THE EXERCISE >>
Return only the number of lines that hold "matplotlib".
[start of RECORDED INFORMATION]
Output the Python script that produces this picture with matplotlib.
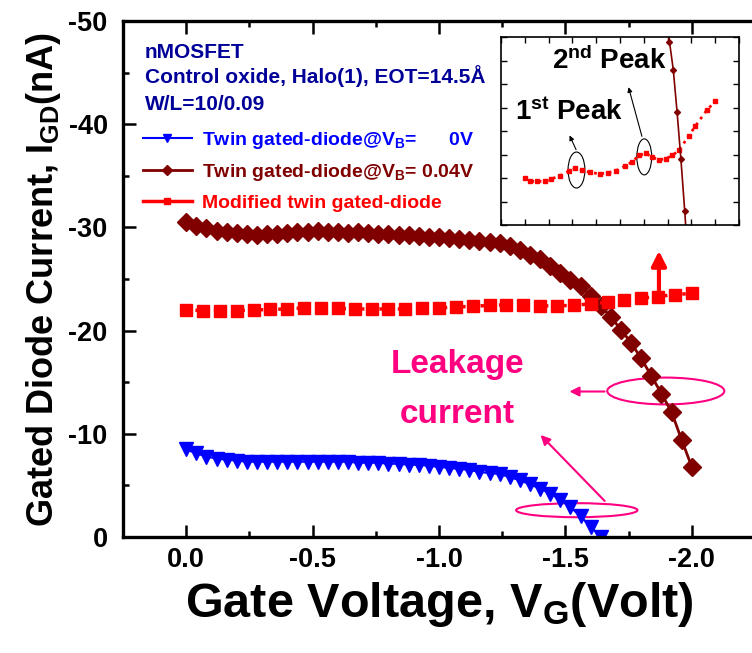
import numpy as np
import matplotlib
matplotlib.use('Agg')
import matplotlib.pyplot as plt
from matplotlib.patches import Ellipse
from matplotlib.ticker import MultipleLocator, FuncFormatter

plt.rcParams['font.family'] = 'Liberation Sans'
plt.rcParams['font.weight'] = 'bold'
plt.rcParams['axes.labelweight'] = 'bold'
plt.rcParams['axes.unicode_minus'] = False
plt.rcParams['mathtext.fontset'] = 'custom'
plt.rcParams['mathtext.rm'] = 'Liberation Sans:bold'
plt.rcParams['mathtext.it'] = 'Liberation Sans:bold'
plt.rcParams['mathtext.bf'] = 'Liberation Sans:bold'

# --- measured data ---
# twin gated-diode, VB = 0 V (0.04 V sweep step)
vg_b0 = np.linspace(0, -1.64, 42)
i_b0 = [-8.5, -8.1, -7.8, -7.6, -7.5, -7.4, -7.3, -7.3, -7.3, -7.3,
        -7.3, -7.3, -7.3, -7.3, -7.3, -7.3, -7.3, -7.2, -7.2, -7.2,
        -7.1, -7.1, -7.0, -7.0, -6.9, -6.8, -6.7, -6.6, -6.5, -6.3,
        -6.2, -6.1, -5.8, -5.5, -5.1, -4.7, -4.2, -3.6, -2.9, -2.0,
        -1.0, 0.0]

# twin gated-diode, VB = 0.04 V
vg_b004 = np.linspace(0, -2.0, 51)
i_b004 = [-30.5, -30.1, -29.9, -29.7, -29.6, -29.5, -29.4, -29.3, -29.4, -29.4,
          -29.5, -29.6, -29.6, -29.7, -29.6, -29.6, -29.5, -29.6, -29.5, -29.4,
          -29.4, -29.3, -29.3, -29.2, -29.1, -29.1, -29.0, -28.9, -28.8, -28.7,
          -28.6, -28.5, -28.2, -27.8, -27.3, -26.9, -26.3, -25.6, -24.9, -24.3,
          -23.4, -22.4, -21.3, -20.1, -18.8, -17.3, -15.6, -13.9, -12.1, -9.4,
          -6.8]

# modified twin gated-diode
vg_mod = np.linspace(0, -2.0, 31)
i_mod = [-22.0, -21.95, -21.95, -21.95, -22.0, -22.05, -22.1, -22.2, -22.2, -22.15,
         -22.1, -22.1, -22.1, -22.1, -22.15, -22.2, -22.3, -22.35, -22.45, -22.5,
         -22.45, -22.4, -22.4, -22.45, -22.6, -22.75, -22.95, -23.15, -23.3, -23.5,
         -23.6]

# close-up of the modified curve (inset)
vg_peak = [0.0, -0.06, -0.13, -0.21, -0.28, -0.37, -0.46, -0.53, -0.60, -0.68,
           -0.79, -0.87, -0.96, -1.05, -1.13, -1.20, -1.27, -1.34, -1.41, -1.48,
           -1.55, -1.62, -1.72, -1.79, -1.91, -2.0]
i_peak = [-22.00, -21.93, -21.93, -21.93, -21.98, -22.05, -22.14, -22.21, -22.18, -22.12,
          -22.09, -22.11, -22.16, -22.25, -22.35, -22.48, -22.53, -22.44, -22.39, -22.41,
          -22.48, -22.59, -22.89, -23.10, -23.44, -23.63]

c_b0 = '#0000FF'
c_b004 = '#800000'
c_mod = '#FF0000'
c_pink = '#FF0080'
c_note = '#000099'

fig = plt.figure(figsize=(7.52, 6.53), dpi=100)
ax = fig.add_axes([0.1636, 0.1776, 0.8404, 0.7902])

l1, = ax.plot(vg_b0, i_b0, color=c_b0, marker='v', ms=10.5, lw=1.5,
              label='Twin gated-diode@V$_B$=      0V')
l2, = ax.plot(vg_b004, i_b004, color=c_b004, marker='D', ms=9, lw=2,
              label='Twin gated-diode@V$_B$= 0.04V')
l3, = ax.plot(vg_mod, i_mod, color=c_mod, marker='s', ms=8, ls=':', lw=2.5,
              label='Modified twin gated-diode')

ax.set_xlim(0.25, -2.25)
ax.set_ylim(0, -50)
ax.xaxis.set_major_locator(MultipleLocator(0.5))
ax.xaxis.set_minor_locator(MultipleLocator(0.25))
ax.yaxis.set_major_locator(MultipleLocator(10))
ax.yaxis.set_minor_locator(MultipleLocator(5))
ax.xaxis.set_major_formatter(FuncFormatter(lambda v, p: '0.0' if abs(v) < 1e-9 else '%.1f' % v))
ax.yaxis.set_major_formatter(FuncFormatter(lambda v, p: '0' if abs(v) < 1e-9 else '%d' % v))
ax.tick_params(which='both', direction='in', top=True, right=False, width=1.8)
ax.tick_params(which='major', length=9, labelsize=19.5)
ax.tick_params(axis='x', which='major', pad=7)
ax.tick_params(axis='y', which='major', pad=11)
ax.tick_params(which='minor', length=4.5)
for s in ax.spines.values():
    s.set_linewidth(2.4)

ax.set_xlabel('Gate Voltage, V$_G$(Volt)', fontsize=35, labelpad=5)
ax.set_ylabel('Gated Diode Current, I$_{GD}$(nA)', fontsize=26, labelpad=4)

# sample description
ax.text(0.0348, 0.928, 'nMOSFET', transform=ax.transAxes, color=c_note, fontsize=15)
ax.text(0.0348, 0.880, 'Control oxide, Halo(1), EOT=14.5Å', transform=ax.transAxes,
        color=c_note, fontsize=15)
ax.text(0.0348, 0.8275, 'W/L=10/0.09', transform=ax.transAxes, color=c_note, fontsize=15)

leg = ax.legend(handles=[l1, l2, l3], loc='upper left', bbox_to_anchor=(0.0316, 0.789),
                frameon=False, fontsize=14, handlelength=2.5, handletextpad=0.55,
                labelspacing=0.58, borderpad=0, borderaxespad=0, markerscale=0.55)
for txt, c in zip(leg.get_texts(), [c_b0, c_b004, c_mod]):
    txt.set_color(c)
leg.legend_handles[2].set_linestyle('-')

# red arrow pointing to the inset
ax.annotate('', xy=(-1.87, -28.0), xytext=(-1.87, -23.3),
            arrowprops=dict(arrowstyle='-|>', color=c_mod, lw=3, mutation_scale=22))

# leakage current markers
ax.text(-1.073, -15.9, 'Leakage', ha='center', va='baseline', fontsize=24, color=c_pink)
ax.text(-1.073, -11.05, 'current', ha='center', va='baseline', fontsize=24, color=c_pink)
ax.add_patch(Ellipse((-1.897, -14.15), 0.463, 2.6, fill=False, ec=c_pink, lw=1.5))
ax.annotate('', xy=(-1.505, -14.1), xytext=(-1.666, -14.1),
            arrowprops=dict(arrowstyle='-|>', color=c_pink, lw=1.5, mutation_scale=14))
ax.add_patch(Ellipse((-1.545, -2.6), 0.48, 1.36, fill=False, ec=c_pink, lw=1.5))
ax.annotate('', xy=(-1.394, -10.08), xytext=(-1.663, -3.3),
            arrowprops=dict(arrowstyle='-|>', color=c_pink, lw=1.5, mutation_scale=14))

# inset: close-up of the two peaks
axins = fig.add_axes([0.6662, 0.6554, 0.3165, 0.2879])
axins.plot(vg_peak, i_peak, color=c_mod, marker='s', ms=3.5, ls=':', lw=2)
axins.plot(vg_b004, i_b004, color=c_b004, marker='D', ms=3, lw=1.2)
axins.set_xlim(0.25, -2.25)
axins.set_ylim(-21.0, -25.0)
axins.xaxis.set_major_locator(MultipleLocator(0.25))
axins.yaxis.set_major_locator(MultipleLocator(0.5))
axins.tick_params(which='both', direction='in', top=True, right=True, length=4, width=1,
                  labelbottom=False, labelleft=False)
for s in axins.spines.values():
    s.set_linewidth(1.2)

axins.add_patch(Ellipse((-0.543, -22.17), 0.177, 0.766, fill=False, ec='black', lw=0.8))
axins.add_patch(Ellipse((-1.255, -22.45), 0.156, 0.766, fill=False, ec='black', lw=0.8))
axins.annotate('', xy=(-0.458, -22.96), xytext=(-0.551, -22.55),
               arrowprops=dict(arrowstyle='-|>', color='black', lw=0.8, mutation_scale=7))
axins.annotate('', xy=(-1.082, -23.99), xytext=(-1.238, -22.83),
               arrowprops=dict(arrowstyle='-|>', color='black', lw=0.8, mutation_scale=7))
axins.text(0.214, 0.832, '2$^{nd}$ Peak', transform=axins.transAxes, fontsize=20,
           va='baseline')
axins.text(0.06, 0.558, '1$^{st}$ Peak', transform=axins.transAxes, fontsize=20,
           va='baseline')

fig.savefig('out.png', dpi=100)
[end of RECORDED INFORMATION]
RESPONSE TO THIS TASK >>
6